> [What the task requires] Begin with the first line of the material and copy each line word for word through the line that contains "1.812, 1.884, 2.0];"; the pictures are left out.

> [Supplied information]

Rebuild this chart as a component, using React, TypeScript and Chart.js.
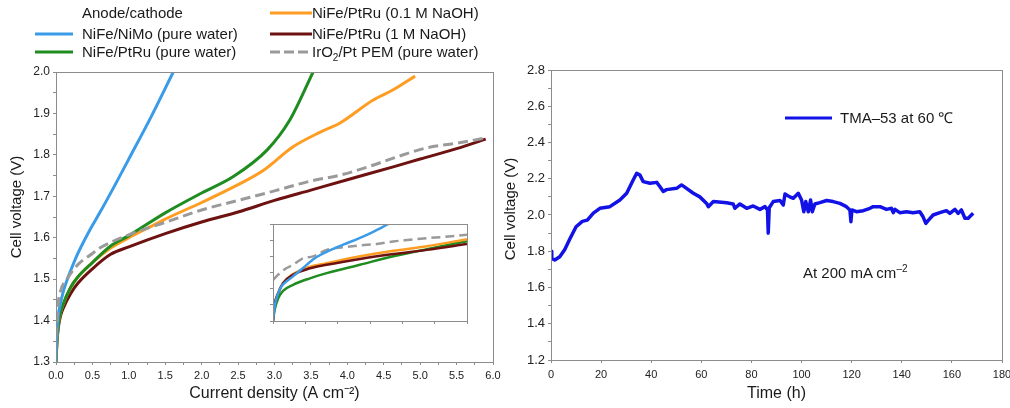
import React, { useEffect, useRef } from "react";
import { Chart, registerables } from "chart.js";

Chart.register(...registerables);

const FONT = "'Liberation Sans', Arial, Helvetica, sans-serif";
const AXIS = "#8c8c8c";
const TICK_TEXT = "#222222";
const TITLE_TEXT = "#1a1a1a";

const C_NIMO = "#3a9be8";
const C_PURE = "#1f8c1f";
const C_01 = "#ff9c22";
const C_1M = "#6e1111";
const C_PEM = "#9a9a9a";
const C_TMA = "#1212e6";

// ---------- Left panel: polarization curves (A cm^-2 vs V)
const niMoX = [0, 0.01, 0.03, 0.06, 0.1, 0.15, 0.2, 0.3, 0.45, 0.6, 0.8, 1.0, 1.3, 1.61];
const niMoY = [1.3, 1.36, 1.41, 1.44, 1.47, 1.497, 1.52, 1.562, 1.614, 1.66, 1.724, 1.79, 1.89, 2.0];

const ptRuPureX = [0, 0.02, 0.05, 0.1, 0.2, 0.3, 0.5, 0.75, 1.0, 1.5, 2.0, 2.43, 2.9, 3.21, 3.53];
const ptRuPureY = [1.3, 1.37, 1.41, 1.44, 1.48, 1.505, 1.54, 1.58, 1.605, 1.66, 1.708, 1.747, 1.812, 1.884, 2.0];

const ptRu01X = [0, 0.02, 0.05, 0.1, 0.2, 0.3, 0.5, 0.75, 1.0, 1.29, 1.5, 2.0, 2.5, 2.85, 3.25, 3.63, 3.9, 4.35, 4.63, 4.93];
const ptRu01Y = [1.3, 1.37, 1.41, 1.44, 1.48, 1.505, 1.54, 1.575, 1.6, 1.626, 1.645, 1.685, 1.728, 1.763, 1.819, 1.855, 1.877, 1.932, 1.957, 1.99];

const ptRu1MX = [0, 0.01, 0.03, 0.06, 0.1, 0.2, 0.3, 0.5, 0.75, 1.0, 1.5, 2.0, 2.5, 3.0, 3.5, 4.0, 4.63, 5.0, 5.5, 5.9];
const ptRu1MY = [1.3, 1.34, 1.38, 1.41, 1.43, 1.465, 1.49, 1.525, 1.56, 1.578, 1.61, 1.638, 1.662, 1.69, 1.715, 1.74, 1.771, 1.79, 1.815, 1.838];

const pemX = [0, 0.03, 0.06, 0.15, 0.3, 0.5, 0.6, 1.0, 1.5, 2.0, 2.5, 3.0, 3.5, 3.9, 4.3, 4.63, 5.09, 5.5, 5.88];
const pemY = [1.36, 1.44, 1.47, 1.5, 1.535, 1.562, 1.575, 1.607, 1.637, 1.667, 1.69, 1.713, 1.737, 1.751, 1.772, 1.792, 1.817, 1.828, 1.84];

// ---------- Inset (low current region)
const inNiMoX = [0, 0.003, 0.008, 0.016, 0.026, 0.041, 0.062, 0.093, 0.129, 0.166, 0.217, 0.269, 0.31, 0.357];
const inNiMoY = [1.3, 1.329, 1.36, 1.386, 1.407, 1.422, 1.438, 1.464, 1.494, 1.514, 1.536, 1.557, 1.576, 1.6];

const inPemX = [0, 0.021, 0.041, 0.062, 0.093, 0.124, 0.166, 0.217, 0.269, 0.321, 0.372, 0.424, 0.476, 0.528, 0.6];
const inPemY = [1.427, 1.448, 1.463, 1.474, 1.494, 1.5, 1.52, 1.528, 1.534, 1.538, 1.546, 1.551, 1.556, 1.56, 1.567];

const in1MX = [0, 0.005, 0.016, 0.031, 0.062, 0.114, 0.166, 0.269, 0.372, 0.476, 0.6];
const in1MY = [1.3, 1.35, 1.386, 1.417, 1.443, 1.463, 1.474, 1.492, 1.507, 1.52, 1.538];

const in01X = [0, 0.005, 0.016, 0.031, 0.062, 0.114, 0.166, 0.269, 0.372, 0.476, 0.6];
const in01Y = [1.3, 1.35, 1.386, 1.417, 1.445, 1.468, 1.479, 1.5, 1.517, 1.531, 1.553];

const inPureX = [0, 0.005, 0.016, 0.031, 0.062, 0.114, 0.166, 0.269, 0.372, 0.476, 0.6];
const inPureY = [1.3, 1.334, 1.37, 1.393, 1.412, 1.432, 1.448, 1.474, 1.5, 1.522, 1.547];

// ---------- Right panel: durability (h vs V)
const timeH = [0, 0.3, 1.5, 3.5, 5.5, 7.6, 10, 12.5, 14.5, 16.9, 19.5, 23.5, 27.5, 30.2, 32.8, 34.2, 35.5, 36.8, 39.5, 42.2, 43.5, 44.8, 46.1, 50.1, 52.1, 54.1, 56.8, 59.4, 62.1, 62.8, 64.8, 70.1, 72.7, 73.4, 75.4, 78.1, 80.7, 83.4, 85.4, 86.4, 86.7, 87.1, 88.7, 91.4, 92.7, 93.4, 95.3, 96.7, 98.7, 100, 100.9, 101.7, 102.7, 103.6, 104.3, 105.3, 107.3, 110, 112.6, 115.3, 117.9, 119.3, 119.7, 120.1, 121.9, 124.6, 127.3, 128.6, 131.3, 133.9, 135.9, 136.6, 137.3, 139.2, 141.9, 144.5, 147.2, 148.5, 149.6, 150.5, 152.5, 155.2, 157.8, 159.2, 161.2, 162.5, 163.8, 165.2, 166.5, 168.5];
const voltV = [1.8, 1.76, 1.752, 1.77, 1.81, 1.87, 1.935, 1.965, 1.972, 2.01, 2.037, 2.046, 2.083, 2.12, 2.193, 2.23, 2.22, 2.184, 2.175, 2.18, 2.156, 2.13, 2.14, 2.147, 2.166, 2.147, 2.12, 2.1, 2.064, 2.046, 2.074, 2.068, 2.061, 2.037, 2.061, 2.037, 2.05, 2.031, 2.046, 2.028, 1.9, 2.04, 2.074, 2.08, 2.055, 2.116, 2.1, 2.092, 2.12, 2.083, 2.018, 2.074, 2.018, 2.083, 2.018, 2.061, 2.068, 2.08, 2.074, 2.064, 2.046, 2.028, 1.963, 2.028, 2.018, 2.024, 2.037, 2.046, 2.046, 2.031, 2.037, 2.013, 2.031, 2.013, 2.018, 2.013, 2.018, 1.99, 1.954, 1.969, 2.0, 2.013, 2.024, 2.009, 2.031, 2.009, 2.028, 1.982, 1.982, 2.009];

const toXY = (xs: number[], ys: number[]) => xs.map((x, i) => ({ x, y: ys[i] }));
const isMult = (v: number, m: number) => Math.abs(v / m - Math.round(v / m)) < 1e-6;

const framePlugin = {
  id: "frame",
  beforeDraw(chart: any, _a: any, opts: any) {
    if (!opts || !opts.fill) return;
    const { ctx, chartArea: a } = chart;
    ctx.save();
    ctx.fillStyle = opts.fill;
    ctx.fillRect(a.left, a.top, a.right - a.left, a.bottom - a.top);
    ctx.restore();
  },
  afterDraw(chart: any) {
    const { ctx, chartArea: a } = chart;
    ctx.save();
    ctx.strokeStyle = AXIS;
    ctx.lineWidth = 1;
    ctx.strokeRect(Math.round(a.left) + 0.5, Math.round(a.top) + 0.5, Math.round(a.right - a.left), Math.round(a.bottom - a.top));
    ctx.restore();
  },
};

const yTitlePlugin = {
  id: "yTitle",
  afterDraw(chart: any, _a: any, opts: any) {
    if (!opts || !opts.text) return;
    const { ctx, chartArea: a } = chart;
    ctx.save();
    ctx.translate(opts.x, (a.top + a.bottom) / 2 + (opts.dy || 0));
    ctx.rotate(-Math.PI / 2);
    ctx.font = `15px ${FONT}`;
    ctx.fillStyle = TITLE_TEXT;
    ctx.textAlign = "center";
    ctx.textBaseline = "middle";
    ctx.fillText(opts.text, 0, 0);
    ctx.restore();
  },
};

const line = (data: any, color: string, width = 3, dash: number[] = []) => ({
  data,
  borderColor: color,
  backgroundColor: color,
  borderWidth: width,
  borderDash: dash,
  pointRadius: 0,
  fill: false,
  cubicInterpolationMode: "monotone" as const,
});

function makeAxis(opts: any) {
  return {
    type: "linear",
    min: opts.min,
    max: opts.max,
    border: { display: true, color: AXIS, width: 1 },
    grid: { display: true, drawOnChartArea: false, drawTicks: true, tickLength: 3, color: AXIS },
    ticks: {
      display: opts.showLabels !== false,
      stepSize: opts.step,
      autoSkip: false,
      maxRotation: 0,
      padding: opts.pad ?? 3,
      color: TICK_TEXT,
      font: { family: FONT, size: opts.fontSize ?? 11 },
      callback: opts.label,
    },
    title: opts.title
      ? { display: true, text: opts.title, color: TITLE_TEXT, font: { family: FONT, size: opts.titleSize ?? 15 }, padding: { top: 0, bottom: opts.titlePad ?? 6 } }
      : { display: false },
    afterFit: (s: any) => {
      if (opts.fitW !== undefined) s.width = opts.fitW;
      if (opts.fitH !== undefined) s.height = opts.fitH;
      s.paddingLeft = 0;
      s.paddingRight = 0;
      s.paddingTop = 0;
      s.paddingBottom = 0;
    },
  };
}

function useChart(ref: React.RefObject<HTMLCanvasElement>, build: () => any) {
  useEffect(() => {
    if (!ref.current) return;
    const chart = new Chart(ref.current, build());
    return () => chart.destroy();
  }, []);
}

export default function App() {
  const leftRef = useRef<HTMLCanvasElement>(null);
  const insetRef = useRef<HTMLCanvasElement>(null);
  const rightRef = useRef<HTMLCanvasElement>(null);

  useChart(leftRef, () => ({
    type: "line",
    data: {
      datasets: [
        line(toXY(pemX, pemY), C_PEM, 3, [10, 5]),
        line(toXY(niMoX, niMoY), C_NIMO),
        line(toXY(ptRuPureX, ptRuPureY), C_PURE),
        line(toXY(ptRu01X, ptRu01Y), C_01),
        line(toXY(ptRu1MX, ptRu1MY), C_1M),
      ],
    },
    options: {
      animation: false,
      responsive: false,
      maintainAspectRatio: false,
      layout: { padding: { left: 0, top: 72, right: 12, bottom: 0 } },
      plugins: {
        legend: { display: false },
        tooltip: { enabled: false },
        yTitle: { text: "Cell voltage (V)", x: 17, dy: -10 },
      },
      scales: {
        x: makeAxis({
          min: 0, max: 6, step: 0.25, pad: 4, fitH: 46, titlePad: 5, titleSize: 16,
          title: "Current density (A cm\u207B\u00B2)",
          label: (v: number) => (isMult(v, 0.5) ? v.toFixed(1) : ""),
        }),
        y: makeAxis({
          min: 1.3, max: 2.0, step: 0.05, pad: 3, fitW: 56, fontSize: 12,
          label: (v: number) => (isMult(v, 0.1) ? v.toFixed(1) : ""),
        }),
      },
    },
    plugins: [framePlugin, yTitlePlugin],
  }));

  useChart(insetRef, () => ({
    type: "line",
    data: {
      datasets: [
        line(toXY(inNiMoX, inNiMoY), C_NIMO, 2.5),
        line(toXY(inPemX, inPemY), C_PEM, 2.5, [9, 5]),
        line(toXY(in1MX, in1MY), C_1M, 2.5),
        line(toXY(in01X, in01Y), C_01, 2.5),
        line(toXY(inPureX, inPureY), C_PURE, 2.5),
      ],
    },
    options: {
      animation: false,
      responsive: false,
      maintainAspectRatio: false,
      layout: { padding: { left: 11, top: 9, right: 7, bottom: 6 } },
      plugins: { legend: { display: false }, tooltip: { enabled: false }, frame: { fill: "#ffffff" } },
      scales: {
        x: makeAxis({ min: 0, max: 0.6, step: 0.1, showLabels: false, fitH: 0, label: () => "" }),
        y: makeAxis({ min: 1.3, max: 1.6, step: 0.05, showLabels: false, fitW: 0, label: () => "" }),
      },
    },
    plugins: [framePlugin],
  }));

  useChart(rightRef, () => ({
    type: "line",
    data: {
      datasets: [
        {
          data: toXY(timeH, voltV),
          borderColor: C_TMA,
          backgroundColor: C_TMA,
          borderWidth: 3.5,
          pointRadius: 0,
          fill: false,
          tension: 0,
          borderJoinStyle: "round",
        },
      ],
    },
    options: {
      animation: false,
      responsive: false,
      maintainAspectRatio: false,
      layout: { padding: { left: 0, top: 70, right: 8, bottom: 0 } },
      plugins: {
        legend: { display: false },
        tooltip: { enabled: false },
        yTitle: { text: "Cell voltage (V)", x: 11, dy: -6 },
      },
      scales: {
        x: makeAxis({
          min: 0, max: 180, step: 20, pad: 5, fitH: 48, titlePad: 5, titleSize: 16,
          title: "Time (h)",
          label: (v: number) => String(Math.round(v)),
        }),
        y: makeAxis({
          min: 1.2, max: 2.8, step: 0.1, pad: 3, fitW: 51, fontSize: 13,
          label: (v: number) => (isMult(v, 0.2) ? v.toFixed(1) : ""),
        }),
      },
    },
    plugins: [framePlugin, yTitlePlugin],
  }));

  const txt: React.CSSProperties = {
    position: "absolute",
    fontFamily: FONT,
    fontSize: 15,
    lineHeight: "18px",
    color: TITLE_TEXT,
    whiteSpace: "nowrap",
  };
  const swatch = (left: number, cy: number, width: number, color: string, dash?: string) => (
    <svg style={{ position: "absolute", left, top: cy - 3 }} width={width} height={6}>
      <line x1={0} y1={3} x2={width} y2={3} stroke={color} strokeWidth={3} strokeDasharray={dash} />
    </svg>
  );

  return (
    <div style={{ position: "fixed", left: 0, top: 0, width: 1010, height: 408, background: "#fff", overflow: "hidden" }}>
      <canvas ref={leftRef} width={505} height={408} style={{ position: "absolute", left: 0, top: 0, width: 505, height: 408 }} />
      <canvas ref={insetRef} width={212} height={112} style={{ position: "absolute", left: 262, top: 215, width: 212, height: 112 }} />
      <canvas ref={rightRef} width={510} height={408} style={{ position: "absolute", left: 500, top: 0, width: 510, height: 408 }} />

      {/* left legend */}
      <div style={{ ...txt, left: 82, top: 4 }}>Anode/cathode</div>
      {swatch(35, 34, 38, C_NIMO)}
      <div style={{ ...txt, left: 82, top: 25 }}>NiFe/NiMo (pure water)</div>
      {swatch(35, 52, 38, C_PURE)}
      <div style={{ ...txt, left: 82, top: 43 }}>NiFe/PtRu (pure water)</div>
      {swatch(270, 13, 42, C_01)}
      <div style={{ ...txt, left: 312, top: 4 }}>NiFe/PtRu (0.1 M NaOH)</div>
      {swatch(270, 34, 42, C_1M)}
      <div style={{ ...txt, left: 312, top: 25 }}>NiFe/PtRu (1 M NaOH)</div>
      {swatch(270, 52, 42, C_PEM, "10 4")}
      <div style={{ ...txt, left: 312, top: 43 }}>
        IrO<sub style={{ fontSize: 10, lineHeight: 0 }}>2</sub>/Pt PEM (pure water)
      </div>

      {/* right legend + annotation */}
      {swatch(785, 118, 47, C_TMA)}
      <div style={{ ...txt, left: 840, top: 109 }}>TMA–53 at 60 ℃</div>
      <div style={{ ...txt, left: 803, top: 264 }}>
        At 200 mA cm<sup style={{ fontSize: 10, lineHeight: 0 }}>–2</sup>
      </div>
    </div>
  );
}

> [Full answer]
Rebuild this chart as a component, using React, TypeScript and Chart.js.
import React, { useEffect, useRef } from "react";
import { Chart, registerables } from "chart.js";

Chart.register(...registerables);

const FONT = "'Liberation Sans', Arial, Helvetica, sans-serif";
const AXIS = "#8c8c8c";
const TICK_TEXT = "#222222";
const TITLE_TEXT = "#1a1a1a";

const C_NIMO = "#3a9be8";
const C_PURE = "#1f8c1f";
const C_01 = "#ff9c22";
const C_1M = "#6e1111";
const C_PEM = "#9a9a9a";
const C_TMA = "#1212e6";

// ---------- Left panel: polarization curves (A cm^-2 vs V)
const niMoX = [0, 0.01, 0.03, 0.06, 0.1, 0.15, 0.2, 0.3, 0.45, 0.6, 0.8, 1.0, 1.3, 1.61];
const niMoY = [1.3, 1.36, 1.41, 1.44, 1.47, 1.497, 1.52, 1.562, 1.614, 1.66, 1.724, 1.79, 1.89, 2.0];

const ptRuPureX = [0, 0.02, 0.05, 0.1, 0.2, 0.3, 0.5, 0.75, 1.0, 1.5, 2.0, 2.43, 2.9, 3.21, 3.53];
const ptRuPureY = [1.3, 1.37, 1.41, 1.44, 1.48, 1.505, 1.54, 1.58, 1.605, 1.66, 1.708, 1.747, 1.812, 1.884, 2.0];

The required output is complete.